### GIVEN INSTRUCTION
Write out the material exactly. Do not include the pictures.

### COLLECTED DATA

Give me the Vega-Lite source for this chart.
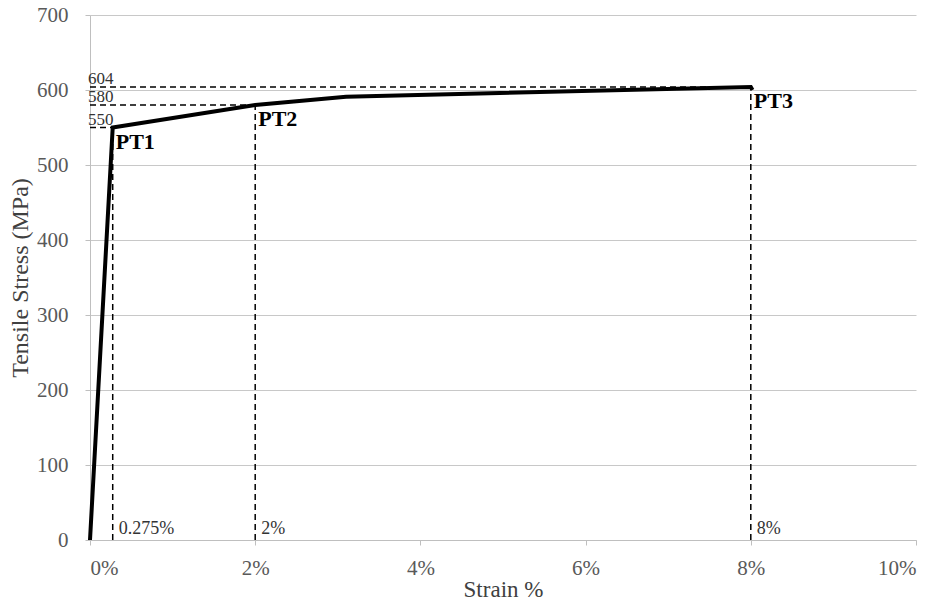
{
  "$schema": "https://vega.github.io/schema/vega-lite/v6.json",
  "autosize": {"type": "none"},
  "width": 826,
  "height": 525,
  "padding": {"left": 90, "top": 15, "right": 28, "bottom": 63},
  "background": "white",
  "config": {
    "view": {"stroke": null},
    "font": "Liberation Serif",
    "text": {"font": "Liberation Serif"},
    "axis": {"labelFont": "Liberation Serif", "titleFont": "Liberation Serif"}
  },
  "datasets": {
    "curve": [
      {"strain": 0, "stress": 0},
      {"strain": 0.275, "stress": 550},
      {"strain": 2, "stress": 580},
      {"strain": 3.1, "stress": 591},
      {"strain": 8, "stress": 604},
      {"strain": 8.02, "stress": 600}
    ],
    "guides": [
      {"x": 0, "x2": 8, "y": 604, "y2": 604},
      {"x": 0, "x2": 2, "y": 580, "y2": 580},
      {"x": 0, "x2": 0.275, "y": 550, "y2": 550},
      {"x": 0.275, "x2": 0.275, "y": 0, "y2": 550},
      {"x": 2, "x2": 2, "y": 0, "y2": 580},
      {"x": 8, "x2": 8, "y": 0, "y2": 604}
    ],
    "valueLabels": [
      {"x": 0, "y": 604, "label": "604"},
      {"x": 0, "y": 580, "label": "580"},
      {"x": 0, "y": 550, "label": "550"}
    ],
    "points": [
      {"x": 0.275, "y": 550, "label": "PT1"},
      {"x": 2, "y": 580, "label": "PT2"},
      {"x": 8, "y": 604, "label": "PT3"}
    ],
    "strainLabels": [
      {"x": 0.275, "y": 0, "label": "0.275%"},
      {"x": 2, "y": 0, "label": "2%"},
      {"x": 8, "y": 0, "label": "8%"}
    ]
  },
  "layer": [
    {
      "data": {"name": "guides"},
      "mark": {"type": "rule", "color": "black", "strokeWidth": 1.5, "strokeDash": [6, 4]},
      "encoding": {
        "x": {
          "field": "x", "type": "quantitative",
          "scale": {"domain": [0, 10], "nice": false},
          "axis": {
            "values": [0, 2, 4, 6, 8, 10],
            "labelExpr": "datum.value + '%'",
            "title": "Strain %",
            "grid": false,
            "domainColor": "#bfbfbf",
            "tickColor": "#bfbfbf",
            "tickSize": 5,
            "labelFontSize": 21,
            "labelColor": "#595959",
            "labelPadding": 12,
            "titleFontSize": 23,
            "titleFontWeight": "normal",
            "titleColor": "#404040",
            "titlePadding": 0
          }
        },
        "x2": {"field": "x2"},
        "y": {
          "field": "y", "type": "quantitative",
          "scale": {"domain": [0, 700], "nice": false},
          "axis": {
            "values": [0, 100, 200, 300, 400, 500, 600, 700],
            "title": "Tensile Stress (MPa)",
            "grid": true,
            "gridColor": "#c8c8c8",
            "domainColor": "#bfbfbf",
            "tickColor": "#bfbfbf",
            "tickSize": 5,
            "labelFontSize": 21,
            "labelColor": "#595959",
            "labelPadding": 17,
            "titleFontSize": 24,
            "titleFontWeight": "normal",
            "titleColor": "#404040",
            "titlePadding": 4
          }
        },
        "y2": {"field": "y2"}
      }
    },
    {
      "data": {"name": "curve"},
      "mark": {"type": "line", "color": "black", "strokeWidth": 4, "strokeJoin": "miter"},
      "encoding": {
        "x": {"field": "strain", "type": "quantitative"},
        "y": {"field": "stress", "type": "quantitative"}
      }
    },
    {
      "data": {"name": "valueLabels"},
      "mark": {"type": "text", "align": "left", "baseline": "alphabetic", "dx": -2, "dy": -3, "fontSize": 17, "color": "#333333"},
      "encoding": {
        "x": {"field": "x", "type": "quantitative"},
        "y": {"field": "y", "type": "quantitative"},
        "text": {"field": "label"}
      }
    },
    {
      "data": {"name": "points"},
      "mark": {"type": "text", "align": "left", "baseline": "alphabetic", "dx": 3, "dy": 21, "fontSize": 22, "fontWeight": "bold", "color": "black"},
      "encoding": {
        "x": {"field": "x", "type": "quantitative"},
        "y": {"field": "y", "type": "quantitative"},
        "text": {"field": "label"}
      }
    },
    {
      "data": {"name": "strainLabels"},
      "mark": {"type": "text", "align": "left", "baseline": "alphabetic", "dx": 6, "dy": -6, "fontSize": 18, "color": "#333333"},
      "encoding": {
        "x": {"field": "x", "type": "quantitative"},
        "y": {"field": "y", "type": "quantitative"},
        "text": {"field": "label"}
      }
    }
  ]
}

### RESPONSE TO THIS EXERCISE
Give me the Vega-Lite source for this chart.
{
  "$schema": "https://vega.github.io/schema/vega-lite/v6.json",
  "autosize": {"type": "none"},
  "width": 826,
  "height": 525,
  "padding": {"left": 90, "top": 15, "right": 28, "bottom": 63},
  "background": "white",
  "config": {
    "view": {"stroke": null},
    "font": "Liberation Serif",
    "text": {"font": "Liberation Serif"},
    "axis": {"labelFont": "Liberation Serif", "titleFont": "Liberation Serif"}
  },
  "datasets": {
    "curve": [
      {"strain": 0, "stress": 0},
      {"strain": 0.275, "stress": 550},
      {"strain": 2, "stress": 580},
      {"strain": 3.1, "stress": 591},
      {"strain": 8, "stress": 604},
      {"strain": 8.02, "stress": 600}
    ],
    "guides": [
      {"x": 0, "x2": 8, "y": 604, "y2": 604},
      {"x": 0, "x2": 2, "y": 580, "y2": 580},
      {"x": 0, "x2": 0.275, "y": 550, "y2": 550},
      {"x": 0.275, "x2": 0.275, "y": 0, "y2": 550},
      {"x": 2, "x2": 2, "y": 0, "y2": 580},
      {"x": 8, "x2": 8, "y": 0, "y2": 604}
    ],
    "valueLabels": [
      {"x": 0, "y": 604, "label": "604"},
      {"x": 0, "y": 580, "label": "580"},
      {"x": 0, "y": 550, "label": "550"}
    ],
    "points": [
      {"x": 0.275, "y": 550, "label": "PT1"},
      {"x": 2, "y": 580, "label": "PT2"},
      {"x": 8, "y": 604, "label": "PT3"}
    ],
    "strainLabels": [
      {"x": 0.275, "y": 0, "label": "0.275%"},
      {"x": 2, "y": 0, "label": "2%"},
      {"x": 8, "y": 0, "label": "8%"}
    ]
  },
  "layer": [
    {
      "data": {"name": "guides"},
      "mark": {"type": "rule", "color": "black", "strokeWidth": 1.5, "strokeDash": [6, 4]},
      "encoding": {
        "x": {
          "field": "x", "type": "quantitative",
          "scale": {"domain": [0, 10], "nice": false},
          "axis": {
            "values": [0, 2, 4, 6, 8, 10],
            "labelExpr": "datum.value + '%'",
            "title": "Strain %",
            "grid": false,
            "domainColor": "#bfbfbf",
            "tickColor": "#bfbfbf",
            "tickSize": 5,
            "labelFontSize": 21,
            "labelColor": "#595959",
            "labelPadding": 12,
            "titleFontSize": 23,
            "titleFontWeight": "normal",
            "titleColor": "#404040",
            "titlePadding": 0
          }
        },
        "x2": {"field": "x2"},
        "y": {
          "field": "y", "type": "quantitative",
          "scale": {"domain": [0, 700], "nice": false},
          "axis": {
            "values": [0, 100, 200, 300, 400, 500, 600, 700],
            "title": "Tensile Stress (MPa)",
            "grid": true,
            "gridColor": "#c8c8c8",
            "domainColor": "#bfbfbf",
            "tickColor": "#bfbfbf",
            "tickSize": 5,
            "labelFontSize": 21,
            "labelColor": "#595959",
            "labelPadding": 17,
            "titleFontSize": 24,
            "titleFontWeight": "normal",
            "titleColor": "#404040",
            "titlePadding": 4
          }
        },
        "y2": {"field": "y2"}
      }
    },
    {
      "data": {"name": "curve"},
      "mark": {"type": "line", "color": "black", "strokeWidth": 4, "strokeJoin": "miter"},
      "encoding": {
        "x": {"field": "strain", "type": "quantitative"},
        "y": {"field": "stress", "type": "quantitative"}
      }
    },
    {
      "data": {"name": "valueLabels"},
      "mark": {"type": "text", "align": "left", "baseline": "alphabetic", "dx": -2, "dy": -3, "fontSize": 17, "color": "#333333"},
      "encoding": {
        "x": {"field": "x", "type": "quantitative"},
        "y": {"field": "y", "type": "quantitative"},
        "text": {"field": "label"}
      }
    },
    {
      "data": {"name": "points"},
      "mark": {"type": "text", "align": "left", "baseline": "alphabetic", "dx": 3, "dy": 21, "fontSize": 22, "fontWeight": "bold", "color": "black"},
      "encoding": {
        "x": {"field": "x", "type": "quantitative"},
        "y": {"field": "y", "type": "quantitative"},
        "text": {"field": "label"}
      }
    },
    {
      "data": {"name": "strainLabels"},
      "mark": {"type": "text", "align": "left", "baseline": "alphabetic", "dx": 6, "dy": -6, "fontSize": 18, "color": "#333333"},
      "encoding": {
        "x": {"field": "x", "type": "quantitative"},
        "y": {"field": "y", "type": "quantitative"},
        "text": {"field": "label"}
      }
    }
  ]
}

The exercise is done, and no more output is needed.